En couple, on ne vit pas avec la Reine d’Angleterre. Des émotions plus fortes que le respect vous submergent. Ahouvi, c’est une façon de montrer que ces diverses facettes vibrent ensemble dans l’amour.

 

N’est-ce pas la société qui véhicule des images policées et trompeuses sur la réalité quotidienne de l’amour ?

Les projections sur l’amour proviennent des films américains, des publicités. Tamar, dans ma pièce, dit : “…c’est l’amour, je te dis, on pète ensemble sous la couette, on fait l’amour follement, je te prépare ton boudin blanc et tu appelles ma mère quand j’en peux plus, ça c’est l’amour.» C’est cela le soutien.

Ma recherche consiste en la déstructuration des images stéréotypées du couple. S’engueuler, se toucher, se désirer, tout cela  fait partie de l’amour. La sociologue Eva Illouz démontre par quels biais les images marketing issues d’un système capitaliste rétrécissent notre façon de réfléchir. 
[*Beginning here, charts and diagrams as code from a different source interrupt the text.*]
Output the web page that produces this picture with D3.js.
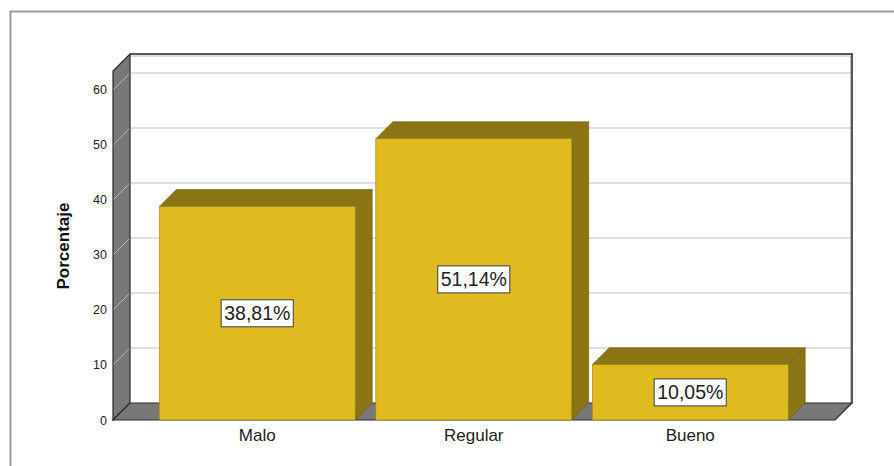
<!DOCTYPE html>
<html>
<head>
<meta charset="utf-8">
<script src="https://cdn.jsdelivr.net/npm/d3@7"></script>
<style>
  body { margin: 0; background: #fff; }
  svg text { font-family: Arial, "Liberation Sans", sans-serif; }
</style>
</head>
<body>
<div id="chart"></div>
<script>
// data
var categories = ['Malo', 'Regular', 'Bueno'];
var percents = [38.81, 51.14, 10.05];
var percentLabels = ['38,81%', '51,14%', '10,05%'];
var yTicks = [0, 10, 20, 30, 40, 50, 60];

var W = 894, H = 466;
var depth = { dx: 17, dy: 17 };
var plot = { left: 113, right: 835, bottom: 420 };

var svg = d3.select('#chart').append('svg')
    .attr('width', W)
    .attr('height', H);

// outer frame (only top/left visible)
svg.append('rect')
    .attr('x', 10.5).attr('y', 11.5)
    .attr('width', W + 20).attr('height', H + 20)
    .attr('fill', 'none')
    .attr('stroke', '#9a9a9a')
    .attr('stroke-width', 2);

var y = d3.scaleLinear().domain([0, 63.45]).range([plot.bottom, 71]);
var x = d3.scaleBand().domain(categories).range([149, 798.5])
    .paddingInner(0.095).paddingOuter(0.0475);

var yTop = y.range()[1];

// BACK WALL
svg.append('rect')
    .attr('x', plot.left + depth.dx)
    .attr('y', yTop - depth.dy)
    .attr('width', plot.right - plot.left)
    .attr('height', plot.bottom - yTop)
    .attr('fill', '#fff');

// gridlines on back wall
var grid = svg.append('g').attr('class', 'grid');
grid.selectAll('line.back').data(yTicks.slice(1)).enter()
    .append('line')
    .attr('x1', plot.left + depth.dx)
    .attr('x2', plot.right + depth.dx)
    .attr('y1', function(d) { return y(d) - depth.dy; })
    .attr('y2', function(d) { return y(d) - depth.dy; })
    .attr('stroke', '#d4d4d4')
    .attr('stroke-width', 1.5);

// back wall outline (top and right)
svg.append('path')
    .attr('d', 'M' + (plot.left + depth.dx + 1) + ',' + (yTop - depth.dy + 2) +
        'H' + (plot.right + depth.dx - 1.5) + 'V' + (plot.bottom - depth.dy))
    .attr('fill', 'none')
    .attr('stroke', '#bbb')
    .attr('stroke-width', 1);
svg.append('path')
    .attr('d', 'M' + (plot.left + depth.dx) + ',' + (yTop - depth.dy) +
        'H' + (plot.right + depth.dx) + 'V' + (plot.bottom - depth.dy))
    .attr('fill', 'none')
    .attr('stroke', '#222')
    .attr('stroke-width', 1.5);

// LEFT WALL
svg.append('polygon')
    .attr('points', [
        [plot.left, plot.bottom],
        [plot.left, yTop],
        [plot.left + depth.dx, yTop - depth.dy],
        [plot.left + depth.dx, plot.bottom - depth.dy]
    ].join(' '))
    .attr('fill', '#787878')
    .attr('stroke', '#2a2a2a')
    .attr('stroke-width', 1.2);

// gridlines crossing the left wall
svg.append('g').selectAll('line').data(yTicks.slice(1)).enter()
    .append('line')
    .attr('x1', plot.left + 0.6)
    .attr('x2', plot.left + depth.dx - 0.6)
    .attr('y1', function(d) { return y(d) - 0.6; })
    .attr('y2', function(d) { return y(d) - depth.dy + 0.6; })
    .attr('stroke', '#b4b4b4')
    .attr('stroke-width', 1);

// FLOOR
svg.append('polygon')
    .attr('points', [
        [plot.left, plot.bottom],
        [plot.right, plot.bottom],
        [plot.right + depth.dx, plot.bottom - depth.dy],
        [plot.left + depth.dx, plot.bottom - depth.dy]
    ].join(' '))
    .attr('fill', '#787878')
    .attr('stroke', '#2a2a2a')
    .attr('stroke-width', 1.2);

// BARS
var bw = x.bandwidth();
var bars = svg.append('g').attr('class', 'bars')
    .selectAll('g').data(categories).enter()
    .append('g');

bars.append('polygon') // side
    .attr('points', function(d, i) {
        var x0 = x(d) + bw, yt = y(percents[i]);
        return [[x0, yt], [x0 + depth.dx, yt - depth.dy],
            [x0 + depth.dx, plot.bottom - depth.dy], [x0, plot.bottom]].join(' ');
    })
    .attr('fill', '#8b7413')
    .attr('stroke', '#6e5c10')
    .attr('stroke-width', 0.6);

bars.append('polygon') // top
    .attr('points', function(d, i) {
        var x0 = x(d), yt = y(percents[i]);
        return [[x0, yt], [x0 + depth.dx, yt - depth.dy],
            [x0 + bw + depth.dx, yt - depth.dy], [x0 + bw, yt]].join(' ');
    })
    .attr('fill', '#8b7413')
    .attr('stroke', '#6e5c10')
    .attr('stroke-width', 0.6);

bars.append('rect') // front
    .attr('x', function(d) { return x(d); })
    .attr('y', function(d, i) { return y(percents[i]); })
    .attr('width', bw)
    .attr('height', function(d, i) { return plot.bottom - y(percents[i]); })
    .attr('fill', '#e0bb1f')
    .attr('stroke', '#9c8418')
    .attr('stroke-width', 0.6);

// value labels
var labels = bars.append('g')
    .attr('transform', function(d, i) {
        return 'translate(' + (x(d) + bw / 2) + ',' +
            ((y(percents[i]) + plot.bottom) / 2) + ')';
    });
labels.append('text')
    .attr('text-anchor', 'middle')
    .attr('dy', '0.36em')
    .attr('font-size', 19.5)
    .attr('fill', '#222')
    .text(function(d, i) { return percentLabels[i]; })
    .each(function() {
        var bb = this.getBBox();
        d3.select(this.parentNode).insert('rect', 'text')
            .attr('x', bb.x - 3)
            .attr('y', -13.5)
            .attr('width', bb.width + 6)
            .attr('height', 27)
            .attr('fill', '#fff')
            .attr('stroke', '#555')
            .attr('stroke-width', 1.2);
    });

// AXES
var yAxis = svg.append('g')
    .attr('transform', 'translate(' + plot.left + ',0)')
    .call(d3.axisLeft(y).tickValues(yTicks).tickSize(0).tickPadding(6));
yAxis.select('.domain').remove();
yAxis.selectAll('text')
    .attr('font-size', 12.5)
    .attr('font-family', 'Arial, "Liberation Sans", sans-serif')
    .attr('fill', '#222');

var xAxis = svg.append('g')
    .attr('transform', 'translate(0,' + plot.bottom + ')')
    .call(d3.axisBottom(x).tickSize(0).tickPadding(9));
xAxis.select('.domain').remove();
xAxis.selectAll('text')
    .attr('font-size', 17)
    .attr('font-family', 'Arial, "Liberation Sans", sans-serif')
    .attr('fill', '#222');

// y title
svg.append('text')
    .attr('transform', 'translate(69,246) rotate(-90)')
    .attr('text-anchor', 'middle')
    .attr('font-size', 17)
    .attr('font-weight', 'bold')
    .attr('fill', '#111')
    .text('Porcentaje');
</script>
</body>
</html>
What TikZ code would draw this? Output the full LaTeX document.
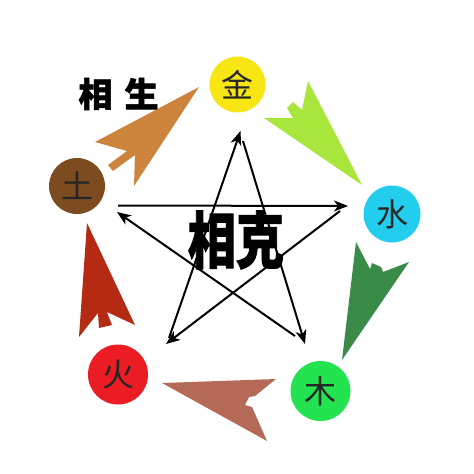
\documentclass[tikz,border=0pt]{standalone}
\usepackage{fontspec}
\newfontfamily\cjk{Noto Sans CJK SC}
\newfontfamily\cjkheavy{Noto Sans CJK SC}[BoldFeatures={FakeBold=1.6}]
\usetikzlibrary{arrows.meta}
\definecolor{cjin}{RGB}{247,230,20}
\definecolor{cshui}{RGB}{35,205,238}
\definecolor{cmu}{RGB}{35,228,80}
\definecolor{chuo}{RGB}{236,28,36}
\definecolor{ctu}{RGB}{124,76,32}
\definecolor{aorange}{RGB}{204,132,60}
\definecolor{alime}{RGB}{168,230,60}
\definecolor{adgreen}{RGB}{58,138,72}
\definecolor{abrown}{RGB}{180,106,86}
\definecolor{ared}{RGB}{180,42,18}
\begin{document}
\begin{tikzpicture}[x=1pt,y=-1pt,
  element/.style={circle, inner sep=0pt, font=\cjk\fontsize{32}{32}\selectfont, text=black!85},
  kearrow/.style={line width=2pt, -{Stealth[length=14pt,width=11pt,inset=4pt]}},
  bigtext/.style={inner sep=0pt, text=black}
]
\useasboundingbox (0,0) rectangle (474,474);
% sheng arrows (generating cycle)
\fill[aorange] (199,87) -- (95,142) -- (127,151) -- (108,165) -- (113,171) -- (135,155) -- (134,186) -- cycle;
\fill[alime] (362,185) -- (308,81) -- (302,110) -- (293,102) -- (287,108) -- (293,118) -- (264,118) -- cycle;
\fill[adgreen] (342,360) -- (356,242) -- (370,269) -- (372,263) -- (381,267) -- (383,272) -- (409,262) -- cycle;
\fill[abrown] (162,383) -- (276,379) -- (255,396) -- (249,397) -- (245,405) -- (252,407) -- (267,441) -- cycle;
\fill[ared] (87,223) -- (79,337) -- (98,313) -- (99,328) -- (112,325) -- (107,312) -- (135,325) -- cycle;
% element circles
\node[element, fill=cjin, minimum size=56pt] (jin) at (237.5,84.5) {金};
\node[element, fill=cshui, minimum size=57pt] (shui) at (392,214) {水};
\node[element, fill=cmu, minimum size=60pt] (mu) at (320.5,391) {木};
\node[element, fill=chuo, minimum size=60pt] (huo) at (118,374.5) {火};
\node[element, fill=ctu, minimum size=56pt] (tu) at (77,186) {土};
% titles
\node[bigtext, font=\cjkheavy\bfseries\fontsize{34}{34}\selectfont] (sheng) at (118.5,94) {相\hspace{12pt}生};
\node[bigtext, font=\cjkheavy\bfseries\fontsize{56}{56}\selectfont] (ke) at (236,240) {\scalebox{0.86}[1.1]{相克}};
% ke star
\coordinate (sT) at (240.5,131);
\coordinate (sT2) at (243,141);
\coordinate (sL) at (117,212);
\coordinate (sL2) at (118,205.5);
\coordinate (sR) at (348,206);
\coordinate (sR2) at (340,211);
\coordinate (sBL) at (166,344);
\coordinate (sBL2) at (169,338);
\coordinate (sBR) at (305,344);
\coordinate (sBR2) at (295,336);
\draw[kearrow] (sBL2) -- (sT);
\draw[kearrow] (sT2) -- (sBR);
\draw[kearrow] (sBR2) -- (sL);
\draw[kearrow] (sL2) -- (sR);
\draw[kearrow] (sR2) -- (sBL);
\end{tikzpicture}
\end{document}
Dans cette pièce, il y a plus de douceur, c’est une pièce aux couleurs pastel. Moins de revendications et moins de colère. La violence intime n’apparaît pas au premier regard. Je prends plus de temps pour la raconter.

 

Tu es auteur et metteur en scène. Comment vis-tu le passage à l’incarnation de tes textes ? Comment gères-tu le décalage  qui pourrait exister avec ton imaginaire ?

L’écriture me libère. C’est un refuge. J’aurais aimé vivre comme j’écris. J’y joue avec l’humour, le trouble, l’autodérision en mêlant fiction et souvenirs intimes. La fiction, elle me protège. C’est pour cela que je l’utilise. Quand tu as une idée, c’est jubilatoire. L’écriture est une phase beaucoup plus émotionnelle. Ensuite, la réalité du plateau devient plus puissante que tout. La renaissance, elle est au plateau. C’est lui qui va faire vivre et revivre ces idées.
J’ai une admiration pour les interprètes. J’ai hâte de voir ce qu’ils vont faire du texte, de voir comment le personnage va s’incarner. Parfois, il y a un vrai décalage. C’est assez joyeux. D’autant plus que, quand les répétitions commencent, je suis content de sortir de la solitude de l’écriture.